Functional Threshold Power (FTP) is the highest power output you can sustain for approximately one hour. It represents the boundary between sustainable aerobic effort and unsustainable anaerobic accumulation — the intensity above which fatigue accumulates rapidly.
For runners, FTP serves as a performance anchor: it sets the reference point from which all training zones, race pacing targets, and session intensity decisions are derived. A higher FTP means you can run faster at the same relative effort, and it reflects improvements in both aerobic capacity and muscular endurance.
Unlike VO2max, which represents a physiological ceiling, FTP reflects how much of that ceiling you can actually use in sustained performance. Two runners with identical VO2max values can have meaningfully different FTPs depending on lactate threshold, running economy, and training history (Joyner and Coyle).
The gold standard is a maximal one-hour effort, but this is impractical for most runners. The two most common field alternatives are:
20-minute test: After a thorough warm-up (15-20 minutes including strides), run as hard as you can sustain for 20 minutes on a flat course. FTP is estimated as 95% of the average power. This test is widely used but requires disciplined pacing — starting too fast inflates the average and overestimates FTP.
30-minute test: Same protocol but held for 30 minutes. The longer duration reduces the correction factor needed and often produces more stable estimates. Average power from a well-paced 30-minute effort closely approximates FTP directly.
Race-result method: If you have a recent race result (within 4-8 weeks), the calculator can derive FTP from race pace and duration using intensity-duration relationships. This avoids a dedicated test session but assumes the race was a true maximal effort.
Practical Interpretation
Test on a flat, measured course in moderate weather. Avoid testing after hard training days. Retest every 4-8 weeks during structured training blocks, or after a clearly improved race performance.

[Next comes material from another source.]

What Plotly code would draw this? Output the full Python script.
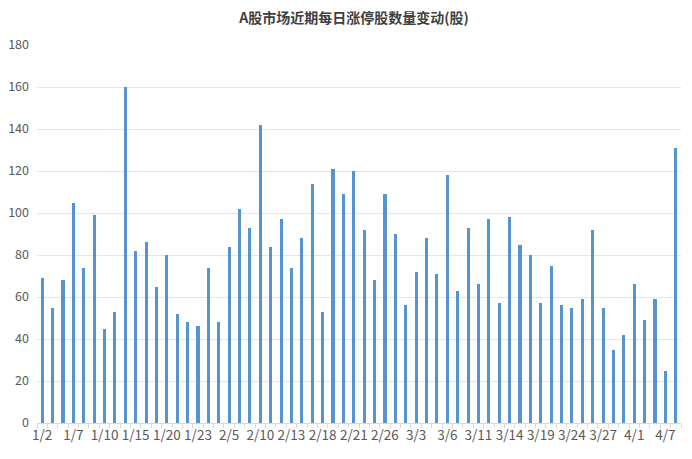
import plotly.graph_objects as go

dates = ["1/2","1/3","1/6","1/7","1/8","1/9","1/10","1/13","1/14","1/15",
         "1/16","1/17","1/20","1/21","1/22","1/23","1/24","1/27","2/5","2/6",
         "2/7","2/10","2/11","2/12","2/13","2/14","2/17","2/18","2/19","2/20",
         "2/21","2/24","2/25","2/26","2/27","2/28","3/3","3/4","3/5","3/6",
         "3/7","3/10","3/11","3/12","3/13","3/14","3/17","3/18","3/19","3/20",
         "3/21","3/24","3/25","3/26","3/27","3/28","3/31","4/1","4/2","4/3",
         "4/7","4/8"]
limit_up = [69,55,68,105,74,99,45,53,160,82,
            86,65,80,52,48,46,74,48,84,102,
            93,142,84,97,74,88,114,53,121,109,
            120,92,68,109,90,56,72,88,71,118,
            63,93,66,97,57,98,85,80,57,75,
            56,55,59,92,55,35,42,66,49,59,
            25,131]
y_ticks = [0,20,40,60,80,100,120,140,160,180]

idx = list(range(len(dates)))
shown = idx[::3]

fig = go.Figure(go.Bar(
    x=idx, y=limit_up, width=0.3,
    marker=dict(color="#5694d0", line=dict(width=0)),
    hoverinfo="y"
))

fig.update_layout(
    width=692, height=459,
    margin=dict(l=29, r=19, t=37, b=44, autoexpand=False),
    paper_bgcolor="white", plot_bgcolor="white",
    font=dict(family="Noto Sans CJK SC, Noto Sans, sans-serif", color="#595959", size=13),
    title=dict(text="<b>A股市场近期每日涨停股数量变动(股)</b>", x=0.5, xanchor="center",
               y=0.979, yanchor="middle", font=dict(size=14, color="#404040")),
    showlegend=False,
    bargap=0,
)
fig.update_xaxes(
    automargin=False,
    range=[-0.5, len(dates) - 0.5],
    tickmode="array", tickvals=shown, ticktext=[dates[i] for i in shown],
    showgrid=False, zeroline=False,
    showline=True, linecolor="#d9d9d9", linewidth=1,
    ticks="", tickfont=dict(size=13.5, color="#595959"),
    minor=dict(ticks="outside", tick0=-0.5, dtick=1, ticklen=4, tickcolor="#d9d9d9", showgrid=False),
)
fig.update_yaxes(
    automargin=False,
    range=[0, 180], tickmode="array", tickvals=y_ticks,
    showgrid=True, gridcolor="#e6e6e6", gridwidth=1,
    zeroline=False, showline=False, ticks="", ticklabelstandoff=7,
    tickfont=dict(size=12.5, color="#595959"),
)

fig.write_html("out.html")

FTP structures your entire training week by defining intensity zones. The key zones for running are:
Easy/recovery (below 75% FTP): Most of your weekly volume should be here. This builds aerobic base without excessive fatigue. Easy running should feel genuinely comfortable.
Tempo (75-90% FTP): Sustained efforts in this range build muscular endurance and fatigue resistance. Marathon pace typically falls here for competitive runners.
Threshold (90-105% FTP): The zone that directly improves FTP itself. Cruise intervals (e.g., 3-4 x 10 min at threshold with 2 min recovery) are the primary training stimulus here (Buchheit and Laursen).
VO2max (105-120% FTP): Short intense intervals (3-5 min efforts) that develop maximal aerobic capacity. Use sparingly — 1-2 sessions per week maximum.
A well-structured training week typically follows a polarized or pyramidal distribution: 75-80% easy, 10-15% tempo/threshold, and 5-10% high intensity.
These three metrics are interconnected but measure different things. VO2max is the maximum oxygen your body can process — the ceiling of aerobic capacity. Lactate threshold is the intensity at which lactate production exceeds clearance — the sustainable effort boundary. FTP is the practical field expression of that threshold in watts.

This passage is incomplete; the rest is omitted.